Penerapan Keuangan Berkelanjutan:
Bukan Sekedar Kepatuhan Pada Regulasi
Saat ini, keuangan berkelanjutan telah menjadi sebuah sistem keuangan yang menjadi standar bagi perusahaan di berbagai negara di seluruh dunia. Komisi Eropa mendefinisikan keuangan berkelanjutan sebagai sebuah sistem yang mengacu pada proses mempertimbangkan faktor-faktor lingkungan, sosial, dan tata kelola (ESG) dalam membuat keputusan investasi di sektor keuangan, yang mengarah pada investasi jangka panjang dalam kegiatan ekonomi dan proyek-proyek yang berkelanjutan (EU, 2022).
Faktor-faktor seperti lingkungan, sosial, dan tata kelola menjadi sesuatu yang sangat penting dan harus diperhitungkan oleh perusahaan akibat munculnya berbagai dampak negatif aktivitas ekonomi terhadap lingkungan dan masyarakat. Isu-isu seperti perubahan iklim, pemanasan global, hilangnya keanekaragaman hayati, ketimpangan sosial dan lain-lain telah mendorong berbagai organisasi dunia, pemerintah, masyarakat, dan pelaku pasar mencari solusi yang dapat mengatasi isu-isu tersebut.
Misalnya, pemerintah di berbagai negara, kemudian mendorong dan sebagian lagi mengharuskan perusahaan terbuka dan lembaga jasa keuangan untuk menerapkan keuangan berkelanjutan. Masyarakat juga makin menyadari pentingnya semua pihak dan terutama perusahaan, dalam memastikan penerapan ESG dalam kegiatan perusahaan.
Demikian juga konsumen dan investor yang mulai memilih perusahaan-perusahaan yang ramah lingkungan dan produk serta layanan yang berkelanjutan. Kondisi ini mau tidak mau membuat perusahaan jadi harus lebih serius dalam menjalankan operasional bisnisnya agar sesuai dengan regulasi, dan tuntutan dari para pemangku kepentingannya.
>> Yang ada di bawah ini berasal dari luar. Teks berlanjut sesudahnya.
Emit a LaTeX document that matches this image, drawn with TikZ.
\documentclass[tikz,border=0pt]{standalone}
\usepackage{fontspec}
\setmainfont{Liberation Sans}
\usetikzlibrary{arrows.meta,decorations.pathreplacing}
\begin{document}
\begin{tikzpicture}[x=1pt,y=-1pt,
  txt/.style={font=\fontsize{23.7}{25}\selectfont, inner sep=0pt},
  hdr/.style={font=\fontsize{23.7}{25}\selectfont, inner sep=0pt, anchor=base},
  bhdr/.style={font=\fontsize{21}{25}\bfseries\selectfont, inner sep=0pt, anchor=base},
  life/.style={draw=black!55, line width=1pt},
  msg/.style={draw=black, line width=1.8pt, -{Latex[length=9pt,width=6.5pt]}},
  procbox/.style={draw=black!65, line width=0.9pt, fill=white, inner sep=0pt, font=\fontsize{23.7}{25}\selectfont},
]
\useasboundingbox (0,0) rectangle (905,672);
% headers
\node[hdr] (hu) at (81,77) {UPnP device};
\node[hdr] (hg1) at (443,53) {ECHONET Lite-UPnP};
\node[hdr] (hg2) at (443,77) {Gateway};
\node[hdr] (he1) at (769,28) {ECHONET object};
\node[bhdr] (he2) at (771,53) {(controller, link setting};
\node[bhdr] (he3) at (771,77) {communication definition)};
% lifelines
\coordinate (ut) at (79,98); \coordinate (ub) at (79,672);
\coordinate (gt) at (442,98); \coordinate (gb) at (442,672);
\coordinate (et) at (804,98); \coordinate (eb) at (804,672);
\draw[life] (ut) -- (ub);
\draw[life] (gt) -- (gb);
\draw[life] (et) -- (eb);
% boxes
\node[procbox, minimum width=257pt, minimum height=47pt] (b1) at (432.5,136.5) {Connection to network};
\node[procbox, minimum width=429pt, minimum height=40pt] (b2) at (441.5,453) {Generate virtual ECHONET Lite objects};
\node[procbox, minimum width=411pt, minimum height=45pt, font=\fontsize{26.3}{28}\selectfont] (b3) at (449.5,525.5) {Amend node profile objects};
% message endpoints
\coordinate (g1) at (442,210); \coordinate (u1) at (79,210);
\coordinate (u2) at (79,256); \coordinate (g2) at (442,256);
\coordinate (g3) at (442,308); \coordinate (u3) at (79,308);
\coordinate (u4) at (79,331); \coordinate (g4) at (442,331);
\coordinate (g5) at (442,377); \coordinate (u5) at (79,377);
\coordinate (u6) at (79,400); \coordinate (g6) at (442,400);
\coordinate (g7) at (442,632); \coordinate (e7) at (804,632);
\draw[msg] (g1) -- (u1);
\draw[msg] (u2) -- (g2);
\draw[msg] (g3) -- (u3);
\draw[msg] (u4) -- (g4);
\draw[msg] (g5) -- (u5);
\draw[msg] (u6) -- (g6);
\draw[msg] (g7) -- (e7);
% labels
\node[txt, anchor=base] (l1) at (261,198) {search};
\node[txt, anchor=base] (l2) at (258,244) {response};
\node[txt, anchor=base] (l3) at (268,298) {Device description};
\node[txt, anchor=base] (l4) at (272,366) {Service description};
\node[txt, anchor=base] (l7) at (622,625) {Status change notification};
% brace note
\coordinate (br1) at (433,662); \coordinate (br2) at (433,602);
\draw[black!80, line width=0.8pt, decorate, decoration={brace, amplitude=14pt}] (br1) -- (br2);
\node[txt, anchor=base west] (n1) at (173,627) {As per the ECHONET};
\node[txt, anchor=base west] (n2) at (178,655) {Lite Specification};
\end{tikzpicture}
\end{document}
Regulasi dan Panduan Keuangan Berkelanjutan
Indonesia adalah negara first mover di Asia Tenggara dalam mengadopsi keuangan berkelanjutan secara formal. Melalui peraturan 51/POJK.03/2017, lembaga jasa keuangan, emiten, dan perusahaan publik wajib menerapkan keuangan berkelanjutan dan menerbitkan laporan keberlanjutan sebagai bagian dari laporan tahunan. Regulator di Malaysia dan Singapura mengeluarkan beberapa panduan terkait keuangan berkelanjutan dan penerapan prinsip ESG, namun sifatnya masih belum wajib.
Sementara negara lainnya seperti Thailand, Philipina, dan Vietnam dan negara ASEAN lainnya, penerapan keuangan berkelanjutan masih di tahap awal (ASEAN Taxonomy Board, 2024). Penerapan keuangan berkelanjutan sangat bervariasi, dan terutama dilakuka oleh perusahaan besar dan yang berafiliasi secara internasional, dan karena dorongan dari pemerintah.
Meski tingkat adopsi dan regulasi mengenai keuangan berkelanjutan di masing-masing negara ASEAN berbeda-beda, namun sudah terdapat apa yang disebut dengan Taksonomi ASEAN versi 3. Menurut ASEAN Taxonomy Board (2024), Taksonomi ASEAN adalah sebuah kerangka klasifikasi yang dikembangkan oleh negara-negara anggota ASEAN untuk mengidentifikasi dan mengklasifikasikan aktivitas ekonomi yang mendukung tujuan keberlanjutan.
Kerangka ini dirancang untuk menyediakan pedoman yang seragam di seluruh anggota ASEAN dalam mengadopsi keuangan berkelanjutan, dengan mempertimbangkan perbedaan kebutuhan dan kondisi ekonomi masing-masing negara. Dengan adanya taksonomi yang dirumuskan pada November 2021 ini, negara anggota ASEAN dapat menyelaraskan taksonomi nasional mereka sesuai dengan standar regional.